Ils sont jeunes, mais plus des enfants pour certains. La fille du personnage joué par Charles Berling a près de15 ans. Elle court dans le parc autour de la maison, avec son amoureux. Elle court comme elle courrait petite quand elle partait le cœur battant se cacher afin de semer son cousin et sa ribambelle de copains du village. Elle court comme la petite fille qu’elle était, ignorante que la vie puisse être autre chose que ces jeux plein d’insouciance. Elle avait l’éternité en elle, la paix, la confiance. A présent elle sait, car elle a grandi, elle sait que cette maison n’existera plus et avec elle toute son enfance. C’est la fin de quelque chose, une rupture qu’il faut assumer, que les adultes lui demandent de supporter sans rien dire. Parce que de toute façon, on ne demande pas l’avis des enfants. Ils s’en remettront, oublieront…
La jeune fille s’arrête de courir, se retourne vers son amoureux et lui dit :
- « Je me rappelle, à cet endroit précis ma grand-mère m’avait dit qu’un jour elle me transmettrait ce domaine, et qu’ainsi je pourrai moi-même y amener mes enfants. »
Elle sourit tristement, une larme glisse sur sa joue.
Je ne m’y attendais pas mais c’est à cet instant précis que j’ai pleuré. Ce ne fut pas une larmette que je versais mais un torrent qui semblait ne jamais vouloir se tarir. J’essayai de résister jusqu’à la fin du film, attendre d’être dans ma voiture pour me laisser aller. Hélas ce ne fut pas possible. Je laissai donc aller mes larmes car elles venaient de si loin que rien ne pouvait en arrêter la force. Elles représentaient une telle tristesse enfouie que je renonçais à les retenir. Je pleurais encore sur le chemin jusqu’à chez moi, par les petites routes de campagne, les phares éclairant à travers la buée de mes yeux les virages impromptus. J’essayais de réfléchir à la cause de mes tourments, à l’écho que le film me renvoyait.

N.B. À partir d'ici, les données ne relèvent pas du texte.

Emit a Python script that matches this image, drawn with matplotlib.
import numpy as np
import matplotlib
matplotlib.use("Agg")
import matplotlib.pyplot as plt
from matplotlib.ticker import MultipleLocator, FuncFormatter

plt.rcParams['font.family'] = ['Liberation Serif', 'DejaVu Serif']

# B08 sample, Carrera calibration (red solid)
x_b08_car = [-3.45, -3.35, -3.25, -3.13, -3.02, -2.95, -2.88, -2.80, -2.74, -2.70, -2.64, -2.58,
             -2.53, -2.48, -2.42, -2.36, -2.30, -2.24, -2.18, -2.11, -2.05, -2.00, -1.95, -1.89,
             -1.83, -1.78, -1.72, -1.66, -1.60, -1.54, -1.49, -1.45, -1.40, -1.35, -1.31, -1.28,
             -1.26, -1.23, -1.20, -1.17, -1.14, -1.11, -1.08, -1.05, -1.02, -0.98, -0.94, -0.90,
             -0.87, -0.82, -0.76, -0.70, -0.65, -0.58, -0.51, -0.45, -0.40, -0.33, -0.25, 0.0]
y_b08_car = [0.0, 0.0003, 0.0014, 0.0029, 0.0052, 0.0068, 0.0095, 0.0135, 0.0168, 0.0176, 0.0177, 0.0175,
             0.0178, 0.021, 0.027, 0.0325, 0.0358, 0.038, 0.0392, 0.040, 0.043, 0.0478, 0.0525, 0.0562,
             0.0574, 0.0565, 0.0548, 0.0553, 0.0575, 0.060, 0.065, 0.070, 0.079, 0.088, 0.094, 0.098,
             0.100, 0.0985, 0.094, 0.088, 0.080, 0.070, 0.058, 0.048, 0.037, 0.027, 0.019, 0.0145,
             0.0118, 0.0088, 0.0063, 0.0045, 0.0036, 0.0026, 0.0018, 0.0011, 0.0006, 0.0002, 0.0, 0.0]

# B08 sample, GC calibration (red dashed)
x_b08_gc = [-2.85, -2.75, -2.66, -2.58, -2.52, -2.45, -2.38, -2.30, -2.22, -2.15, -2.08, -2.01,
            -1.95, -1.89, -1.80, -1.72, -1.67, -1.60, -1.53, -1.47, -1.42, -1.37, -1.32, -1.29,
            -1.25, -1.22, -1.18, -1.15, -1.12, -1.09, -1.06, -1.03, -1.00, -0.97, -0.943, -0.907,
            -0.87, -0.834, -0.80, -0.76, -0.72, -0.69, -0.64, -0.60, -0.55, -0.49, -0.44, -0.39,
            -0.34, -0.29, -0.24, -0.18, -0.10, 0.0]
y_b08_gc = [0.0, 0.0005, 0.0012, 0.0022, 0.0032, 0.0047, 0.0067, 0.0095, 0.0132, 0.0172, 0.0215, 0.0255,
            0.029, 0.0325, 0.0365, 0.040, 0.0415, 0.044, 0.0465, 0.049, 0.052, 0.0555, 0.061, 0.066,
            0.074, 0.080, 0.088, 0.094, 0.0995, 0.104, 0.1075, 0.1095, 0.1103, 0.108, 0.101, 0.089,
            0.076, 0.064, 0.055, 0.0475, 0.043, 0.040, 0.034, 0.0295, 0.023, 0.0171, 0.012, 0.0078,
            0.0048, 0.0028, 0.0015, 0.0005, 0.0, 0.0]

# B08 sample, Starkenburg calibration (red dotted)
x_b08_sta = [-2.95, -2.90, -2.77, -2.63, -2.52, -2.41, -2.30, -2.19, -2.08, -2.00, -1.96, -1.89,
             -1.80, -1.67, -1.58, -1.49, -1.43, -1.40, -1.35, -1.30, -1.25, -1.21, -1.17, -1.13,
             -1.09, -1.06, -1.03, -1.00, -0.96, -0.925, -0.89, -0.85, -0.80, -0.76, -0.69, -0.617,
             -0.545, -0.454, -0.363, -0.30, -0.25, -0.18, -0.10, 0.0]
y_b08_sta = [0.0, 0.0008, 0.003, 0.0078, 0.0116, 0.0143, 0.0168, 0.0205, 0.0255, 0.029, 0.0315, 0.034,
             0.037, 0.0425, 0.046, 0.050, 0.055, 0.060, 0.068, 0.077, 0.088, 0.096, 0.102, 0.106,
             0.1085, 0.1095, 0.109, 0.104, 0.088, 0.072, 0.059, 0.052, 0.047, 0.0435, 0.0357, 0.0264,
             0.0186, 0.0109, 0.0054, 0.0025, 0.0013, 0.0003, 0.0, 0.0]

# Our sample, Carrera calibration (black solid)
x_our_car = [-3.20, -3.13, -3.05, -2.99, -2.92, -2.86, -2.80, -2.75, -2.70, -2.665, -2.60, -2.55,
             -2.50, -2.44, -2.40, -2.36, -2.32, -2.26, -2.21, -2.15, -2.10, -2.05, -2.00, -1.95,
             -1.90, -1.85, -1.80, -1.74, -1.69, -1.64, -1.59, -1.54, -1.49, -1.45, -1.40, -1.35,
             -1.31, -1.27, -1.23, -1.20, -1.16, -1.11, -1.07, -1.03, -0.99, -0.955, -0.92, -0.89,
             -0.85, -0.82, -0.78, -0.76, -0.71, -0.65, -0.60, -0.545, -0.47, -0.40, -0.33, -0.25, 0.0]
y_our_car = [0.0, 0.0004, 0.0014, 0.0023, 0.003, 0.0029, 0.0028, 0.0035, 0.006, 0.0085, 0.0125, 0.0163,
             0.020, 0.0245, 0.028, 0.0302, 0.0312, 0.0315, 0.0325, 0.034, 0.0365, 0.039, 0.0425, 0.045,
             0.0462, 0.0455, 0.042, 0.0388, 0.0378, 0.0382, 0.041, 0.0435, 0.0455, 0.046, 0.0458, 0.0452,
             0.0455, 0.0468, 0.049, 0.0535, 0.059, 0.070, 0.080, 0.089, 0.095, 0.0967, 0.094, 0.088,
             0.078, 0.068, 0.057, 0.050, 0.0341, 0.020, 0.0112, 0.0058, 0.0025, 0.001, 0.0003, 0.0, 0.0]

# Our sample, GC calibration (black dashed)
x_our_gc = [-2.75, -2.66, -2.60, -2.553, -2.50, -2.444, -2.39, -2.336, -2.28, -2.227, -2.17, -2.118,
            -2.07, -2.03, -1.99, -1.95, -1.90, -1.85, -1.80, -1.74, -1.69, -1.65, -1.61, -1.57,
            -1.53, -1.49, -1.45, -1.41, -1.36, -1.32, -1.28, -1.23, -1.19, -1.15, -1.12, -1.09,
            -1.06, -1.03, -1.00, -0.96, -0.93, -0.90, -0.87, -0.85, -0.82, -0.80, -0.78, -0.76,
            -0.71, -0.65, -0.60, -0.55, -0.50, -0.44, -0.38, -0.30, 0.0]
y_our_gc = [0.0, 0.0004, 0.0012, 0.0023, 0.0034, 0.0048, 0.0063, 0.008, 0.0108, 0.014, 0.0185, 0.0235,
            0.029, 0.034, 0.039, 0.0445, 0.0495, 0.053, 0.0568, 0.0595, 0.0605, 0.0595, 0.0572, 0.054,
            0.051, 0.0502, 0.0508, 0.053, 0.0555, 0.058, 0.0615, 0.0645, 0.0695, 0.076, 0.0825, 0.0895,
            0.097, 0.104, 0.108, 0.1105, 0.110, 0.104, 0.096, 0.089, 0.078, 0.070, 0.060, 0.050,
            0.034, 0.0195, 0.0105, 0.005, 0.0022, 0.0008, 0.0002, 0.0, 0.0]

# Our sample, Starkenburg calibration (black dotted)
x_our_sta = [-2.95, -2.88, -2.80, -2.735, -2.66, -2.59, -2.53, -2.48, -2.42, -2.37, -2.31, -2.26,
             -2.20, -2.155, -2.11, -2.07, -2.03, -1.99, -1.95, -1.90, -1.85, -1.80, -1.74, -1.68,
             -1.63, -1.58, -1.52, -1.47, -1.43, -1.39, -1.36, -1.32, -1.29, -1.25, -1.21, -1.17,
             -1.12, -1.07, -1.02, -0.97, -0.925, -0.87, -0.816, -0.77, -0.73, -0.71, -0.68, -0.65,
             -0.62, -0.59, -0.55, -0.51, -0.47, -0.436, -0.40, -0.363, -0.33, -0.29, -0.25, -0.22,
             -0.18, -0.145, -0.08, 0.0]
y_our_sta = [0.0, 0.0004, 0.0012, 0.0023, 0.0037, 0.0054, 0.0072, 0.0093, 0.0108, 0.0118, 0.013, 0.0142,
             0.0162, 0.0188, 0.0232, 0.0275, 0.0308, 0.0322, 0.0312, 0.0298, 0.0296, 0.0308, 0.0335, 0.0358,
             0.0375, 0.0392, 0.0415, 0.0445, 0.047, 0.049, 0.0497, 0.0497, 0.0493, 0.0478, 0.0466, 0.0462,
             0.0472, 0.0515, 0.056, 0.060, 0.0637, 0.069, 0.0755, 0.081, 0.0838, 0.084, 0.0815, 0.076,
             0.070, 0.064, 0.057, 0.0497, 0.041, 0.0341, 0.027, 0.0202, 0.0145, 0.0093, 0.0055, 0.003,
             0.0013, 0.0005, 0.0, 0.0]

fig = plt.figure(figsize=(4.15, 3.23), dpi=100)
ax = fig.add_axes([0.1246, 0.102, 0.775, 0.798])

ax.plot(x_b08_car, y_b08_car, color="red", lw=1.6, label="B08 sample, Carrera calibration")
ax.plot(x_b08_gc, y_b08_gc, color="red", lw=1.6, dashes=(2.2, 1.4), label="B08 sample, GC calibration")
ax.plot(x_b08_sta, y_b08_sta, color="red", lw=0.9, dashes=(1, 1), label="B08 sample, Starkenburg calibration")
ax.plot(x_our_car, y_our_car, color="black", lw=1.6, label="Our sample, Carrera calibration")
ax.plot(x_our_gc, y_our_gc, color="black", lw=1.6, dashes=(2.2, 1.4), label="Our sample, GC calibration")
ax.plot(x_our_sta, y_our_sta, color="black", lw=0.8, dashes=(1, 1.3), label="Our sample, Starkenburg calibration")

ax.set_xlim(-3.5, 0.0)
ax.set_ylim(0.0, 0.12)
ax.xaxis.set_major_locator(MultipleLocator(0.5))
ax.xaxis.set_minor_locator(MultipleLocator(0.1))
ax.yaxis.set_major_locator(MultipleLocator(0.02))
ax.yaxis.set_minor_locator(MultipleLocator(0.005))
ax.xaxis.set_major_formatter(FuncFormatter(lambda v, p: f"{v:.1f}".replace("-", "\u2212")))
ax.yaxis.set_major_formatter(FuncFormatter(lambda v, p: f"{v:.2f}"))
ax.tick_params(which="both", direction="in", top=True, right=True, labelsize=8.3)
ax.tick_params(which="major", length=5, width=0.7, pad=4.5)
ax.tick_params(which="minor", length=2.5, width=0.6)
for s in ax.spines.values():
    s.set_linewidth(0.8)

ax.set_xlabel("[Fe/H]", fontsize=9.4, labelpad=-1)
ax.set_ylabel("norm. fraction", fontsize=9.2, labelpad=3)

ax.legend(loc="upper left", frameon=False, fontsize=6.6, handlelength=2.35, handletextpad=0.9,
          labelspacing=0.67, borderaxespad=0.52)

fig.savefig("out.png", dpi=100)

Ce n’était pas les tourments du fils ainé qui me touchaient ni même le fait qu’il doive non seulement renoncer mais aussi être celui qui agit dans ce sens là ; ce n’était pas la mort de la mère qui me remua, ce n’était pas non plus la tristesse de sa fille, ni la jolie complicité des trois personnages, non ce qui fit écho à mon histoire me sauta à la figure dans le personnage de cette petite fille à peine sortie de l’enfance et qui déjà découvre les lâchetés des adultes.
Je me revoyais alors au même âge, dans la ferme Vosgienne posé au creux du vallon que mes parents avaient acheté comme résidence secondaire. Les merveilleux dimanches qu’on y passait, mon frère, nos copains et moi, la seule fille, à courir dans les bois, haletant, ivres, éperdus de bonheur.
Est-ce toujours ainsi la fin de l’enfance, une perte, un arrachement ? Ou bien doit-on retrouver l’exactitude de ce dont la mémoire n’a pas imprimé ? Est-ce le choc subit, la chose qui arriva au milieu de ce bonheur enfantin, ce vol de mon âme, de mon innocence ?
Toujours est-il que grâce à ce film, j’évacuais un trop plein de souvenir que j’avais essayé d’occulter et je me rejouais le film, le mien, me remémorant le jour où il fallut vendre cette maison et partir sans comprendre pourquoi, très loin, très loin du bonheur si fragile de l’enfance.